• What is being asked: Please transcribe the listing below in full and word for word, without its pictures.

• Data extract:
-*-*-
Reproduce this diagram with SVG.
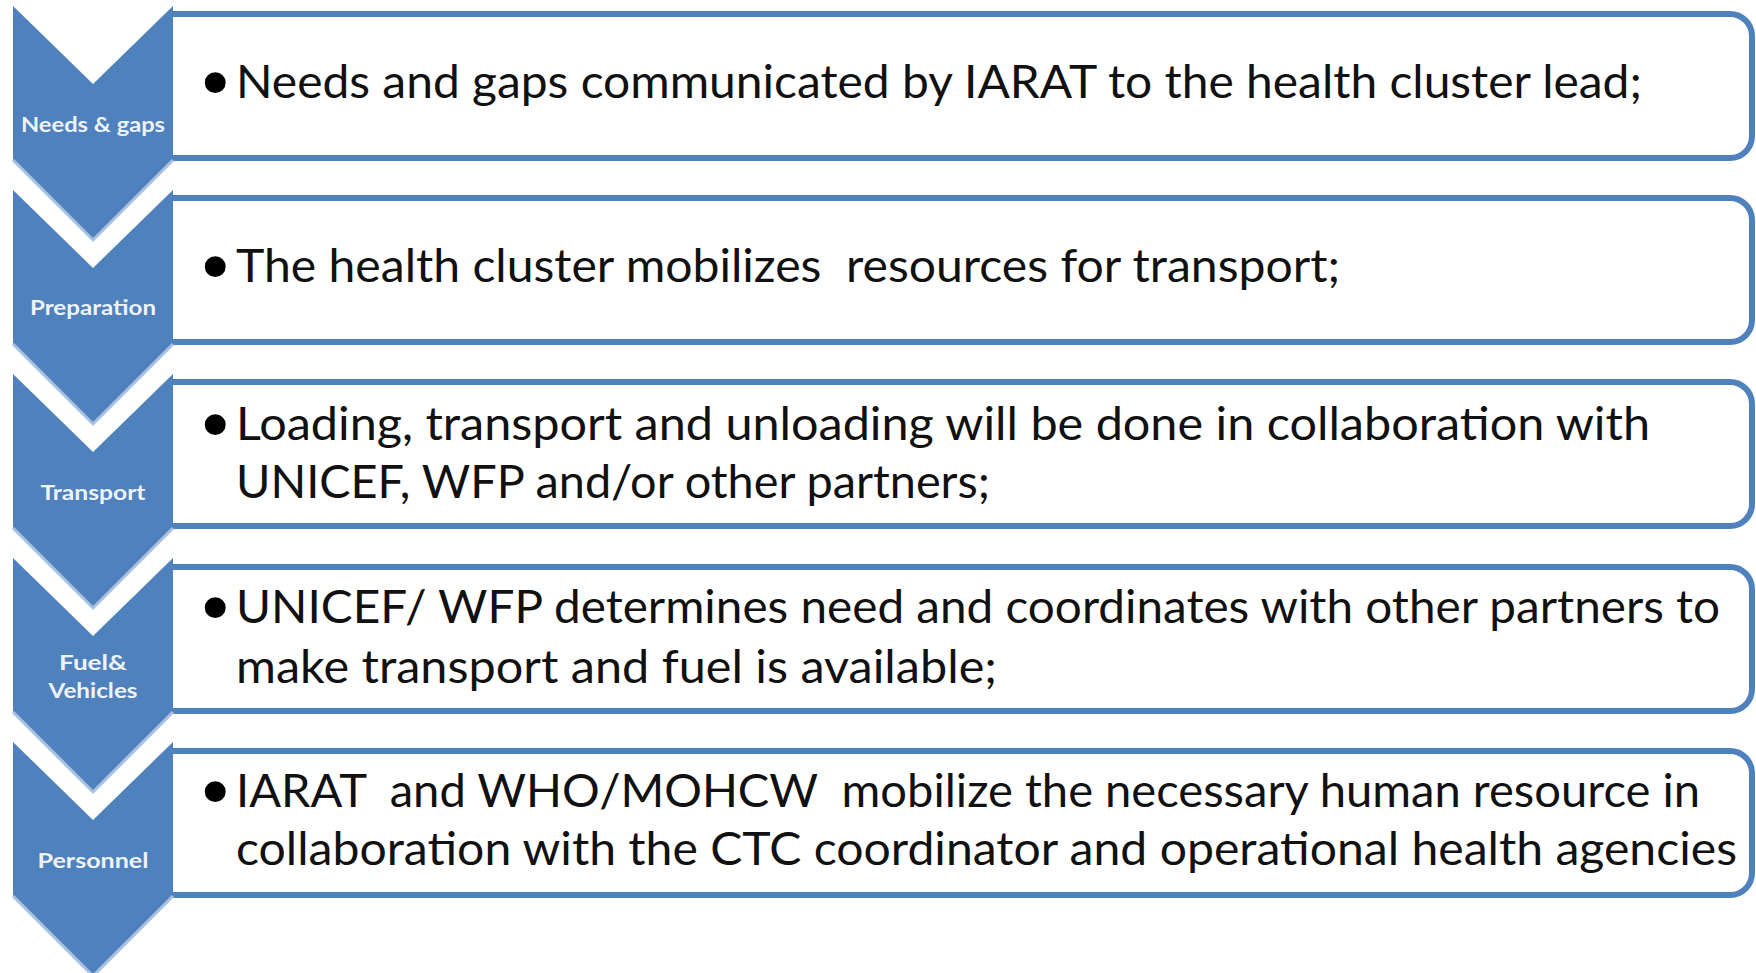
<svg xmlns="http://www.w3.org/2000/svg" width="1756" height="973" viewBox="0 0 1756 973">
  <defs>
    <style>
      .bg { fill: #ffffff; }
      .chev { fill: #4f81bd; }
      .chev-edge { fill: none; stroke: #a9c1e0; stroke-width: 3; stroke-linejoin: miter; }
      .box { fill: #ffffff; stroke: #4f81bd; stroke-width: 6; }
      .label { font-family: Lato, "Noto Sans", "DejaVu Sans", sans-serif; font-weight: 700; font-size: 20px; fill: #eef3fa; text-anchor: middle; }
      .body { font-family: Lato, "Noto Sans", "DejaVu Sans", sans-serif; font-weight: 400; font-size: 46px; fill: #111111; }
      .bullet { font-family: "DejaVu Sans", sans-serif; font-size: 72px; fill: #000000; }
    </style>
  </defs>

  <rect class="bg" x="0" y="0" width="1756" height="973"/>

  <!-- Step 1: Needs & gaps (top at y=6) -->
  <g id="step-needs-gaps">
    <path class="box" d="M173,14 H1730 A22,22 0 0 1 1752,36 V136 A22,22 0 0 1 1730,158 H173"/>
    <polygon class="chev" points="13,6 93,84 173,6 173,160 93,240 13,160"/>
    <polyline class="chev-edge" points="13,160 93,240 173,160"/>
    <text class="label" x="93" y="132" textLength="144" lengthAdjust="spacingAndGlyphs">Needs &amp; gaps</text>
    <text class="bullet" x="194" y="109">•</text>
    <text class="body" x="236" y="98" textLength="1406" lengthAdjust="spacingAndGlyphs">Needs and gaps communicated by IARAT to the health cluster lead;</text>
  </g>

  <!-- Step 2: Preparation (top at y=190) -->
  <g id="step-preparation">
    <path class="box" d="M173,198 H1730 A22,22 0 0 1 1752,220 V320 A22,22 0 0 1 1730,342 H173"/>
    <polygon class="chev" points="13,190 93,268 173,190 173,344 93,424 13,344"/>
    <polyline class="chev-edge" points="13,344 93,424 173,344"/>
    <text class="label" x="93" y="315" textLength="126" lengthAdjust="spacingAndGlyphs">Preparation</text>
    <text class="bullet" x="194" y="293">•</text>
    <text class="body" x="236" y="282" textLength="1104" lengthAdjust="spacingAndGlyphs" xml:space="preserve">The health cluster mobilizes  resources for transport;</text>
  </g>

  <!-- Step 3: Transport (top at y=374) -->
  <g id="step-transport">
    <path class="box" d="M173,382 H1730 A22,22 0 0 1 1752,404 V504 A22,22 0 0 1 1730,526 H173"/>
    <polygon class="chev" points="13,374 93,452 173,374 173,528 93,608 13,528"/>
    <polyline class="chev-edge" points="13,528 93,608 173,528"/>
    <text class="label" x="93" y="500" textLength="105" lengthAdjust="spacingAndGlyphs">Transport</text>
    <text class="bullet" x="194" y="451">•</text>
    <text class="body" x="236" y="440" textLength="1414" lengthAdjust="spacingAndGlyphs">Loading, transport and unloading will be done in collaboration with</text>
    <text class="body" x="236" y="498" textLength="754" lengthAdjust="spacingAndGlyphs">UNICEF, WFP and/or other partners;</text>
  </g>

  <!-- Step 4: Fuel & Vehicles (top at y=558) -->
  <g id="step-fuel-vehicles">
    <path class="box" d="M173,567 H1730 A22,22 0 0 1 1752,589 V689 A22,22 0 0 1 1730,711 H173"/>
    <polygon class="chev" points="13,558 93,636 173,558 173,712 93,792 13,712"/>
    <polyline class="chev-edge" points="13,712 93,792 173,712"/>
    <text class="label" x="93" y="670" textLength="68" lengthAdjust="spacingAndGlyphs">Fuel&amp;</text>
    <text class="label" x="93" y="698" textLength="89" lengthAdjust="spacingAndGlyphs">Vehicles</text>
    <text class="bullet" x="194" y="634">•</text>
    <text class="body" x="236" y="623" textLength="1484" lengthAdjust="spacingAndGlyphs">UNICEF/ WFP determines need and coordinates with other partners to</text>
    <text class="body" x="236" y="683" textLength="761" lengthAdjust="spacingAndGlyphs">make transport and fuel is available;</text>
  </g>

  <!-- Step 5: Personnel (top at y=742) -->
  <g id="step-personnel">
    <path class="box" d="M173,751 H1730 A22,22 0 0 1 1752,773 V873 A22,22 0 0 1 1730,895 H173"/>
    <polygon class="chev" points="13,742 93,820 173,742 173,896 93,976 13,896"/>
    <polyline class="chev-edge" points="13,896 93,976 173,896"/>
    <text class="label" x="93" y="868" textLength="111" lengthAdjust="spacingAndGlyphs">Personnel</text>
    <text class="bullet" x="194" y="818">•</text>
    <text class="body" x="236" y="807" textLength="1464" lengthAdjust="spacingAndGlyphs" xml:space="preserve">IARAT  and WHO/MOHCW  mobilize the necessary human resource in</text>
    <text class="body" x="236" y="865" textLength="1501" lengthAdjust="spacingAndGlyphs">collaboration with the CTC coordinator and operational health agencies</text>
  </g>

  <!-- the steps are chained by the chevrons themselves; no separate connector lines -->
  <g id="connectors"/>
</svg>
-*-*-
• Exercise response:
Reproduce this diagram with SVG.
<svg xmlns="http://www.w3.org/2000/svg" width="1756" height="973" viewBox="0 0 1756 973">
  <defs>
    <style>
      .bg { fill: #ffffff; }
      .chev { fill: #4f81bd; }
      .chev-edge { fill: none; stroke: #a9c1e0; stroke-width: 3; stroke-linejoin: miter; }
      .box { fill: #ffffff; stroke: #4f81bd; stroke-width: 6; }
      .label { font-family: Lato, "Noto Sans", "DejaVu Sans", sans-serif; font-weight: 700; font-size: 20px; fill: #eef3fa; text-anchor: middle; }
      .body { font-family: Lato, "Noto Sans", "DejaVu Sans", sans-serif; font-weight: 400; font-size: 46px; fill: #111111; }
      .bullet { font-family: "DejaVu Sans", sans-serif; font-size: 72px; fill: #000000; }
    </style>
  </defs>

  <rect class="bg" x="0" y="0" width="1756" height="973"/>

  <!-- Step 1: Needs & gaps (top at y=6) -->
  <g id="step-needs-gaps">
    <path class="box" d="M173,14 H1730 A22,22 0 0 1 1752,36 V136 A22,22 0 0 1 1730,158 H173"/>
    <polygon class="chev" points="13,6 93,84 173,6 173,160 93,240 13,160"/>
    <polyline class="chev-edge" points="13,160 93,240 173,160"/>
    <text class="label" x="93" y="132" textLength="144" lengthAdjust="spacingAndGlyphs">Needs &amp; gaps</text>
    <text class="bullet" x="194" y="109">•</text>
    <text class="body" x="236" y="98" textLength="1406" lengthAdjust="spacingAndGlyphs">Needs and gaps communicated by IARAT to the health cluster lead;</text>
  </g>

  <!-- Step 2: Preparation (top at y=190) -->
  <g id="step-preparation">
    <path class="box" d="M173,198 H1730 A22,22 0 0 1 1752,220 V320 A22,22 0 0 1 1730,342 H173"/>
    <polygon class="chev" points="13,190 93,268 173,190 173,344 93,424 13,344"/>
    <polyline class="chev-edge" points="13,344 93,424 173,344"/>
    <text class="label" x="93" y="315" textLength="126" lengthAdjust="spacingAndGlyphs">Preparation</text>
    <text class="bullet" x="194" y="293">•</text>
    <text class="body" x="236" y="282" textLength="1104" lengthAdjust="spacingAndGlyphs" xml:space="preserve">The health cluster mobilizes  resources for transport;</text>
  </g>

  <!-- Step 3: Transport (top at y=374) -->
  <g id="step-transport">
    <path class="box" d="M173,382 H1730 A22,22 0 0 1 1752,404 V504 A22,22 0 0 1 1730,526 H173"/>
    <polygon class="chev" points="13,374 93,452 173,374 173,528 93,608 13,528"/>
    <polyline class="chev-edge" points="13,528 93,608 173,528"/>
    <text class="label" x="93" y="500" textLength="105" lengthAdjust="spacingAndGlyphs">Transport</text>
    <text class="bullet" x="194" y="451">•</text>
    <text class="body" x="236" y="440" textLength="1414" lengthAdjust="spacingAndGlyphs">Loading, transport and unloading will be done in collaboration with</text>
    <text class="body" x="236" y="498" textLength="754" lengthAdjust="spacingAndGlyphs">UNICEF, WFP and/or other partners;</text>
  </g>

  <!-- Step 4: Fuel & Vehicles (top at y=558) -->
  <g id="step-fuel-vehicles">
    <path class="box" d="M173,567 H1730 A22,22 0 0 1 1752,589 V689 A22,22 0 0 1 1730,711 H173"/>
    <polygon class="chev" points="13,558 93,636 173,558 173,712 93,792 13,712"/>
    <polyline class="chev-edge" points="13,712 93,792 173,712"/>
    <text class="label" x="93" y="670" textLength="68" lengthAdjust="spacingAndGlyphs">Fuel&amp;</text>
    <text class="label" x="93" y="698" textLength="89" lengthAdjust="spacingAndGlyphs">Vehicles</text>
    <text class="bullet" x="194" y="634">•</text>
    <text class="body" x="236" y="623" textLength="1484" lengthAdjust="spacingAndGlyphs">UNICEF/ WFP determines need and coordinates with other partners to</text>
    <text class="body" x="236" y="683" textLength="761" lengthAdjust="spacingAndGlyphs">make transport and fuel is available;</text>
  </g>

  <!-- Step 5: Personnel (top at y=742) -->
  <g id="step-personnel">
    <path class="box" d="M173,751 H1730 A22,22 0 0 1 1752,773 V873 A22,22 0 0 1 1730,895 H173"/>
    <polygon class="chev" points="13,742 93,820 173,742 173,896 93,976 13,896"/>
    <polyline class="chev-edge" points="13,896 93,976 173,896"/>
    <text class="label" x="93" y="868" textLength="111" lengthAdjust="spacingAndGlyphs">Personnel</text>
    <text class="bullet" x="194" y="818">•</text>
    <text class="body" x="236" y="807" textLength="1464" lengthAdjust="spacingAndGlyphs" xml:space="preserve">IARAT  and WHO/MOHCW  mobilize the necessary human resource in</text>
    <text class="body" x="236" y="865" textLength="1501" lengthAdjust="spacingAndGlyphs">collaboration with the CTC coordinator and operational health agencies</text>
  </g>

  <!-- the steps are chained by the chevrons themselves; no separate connector lines -->
  <g id="connectors"/>
</svg>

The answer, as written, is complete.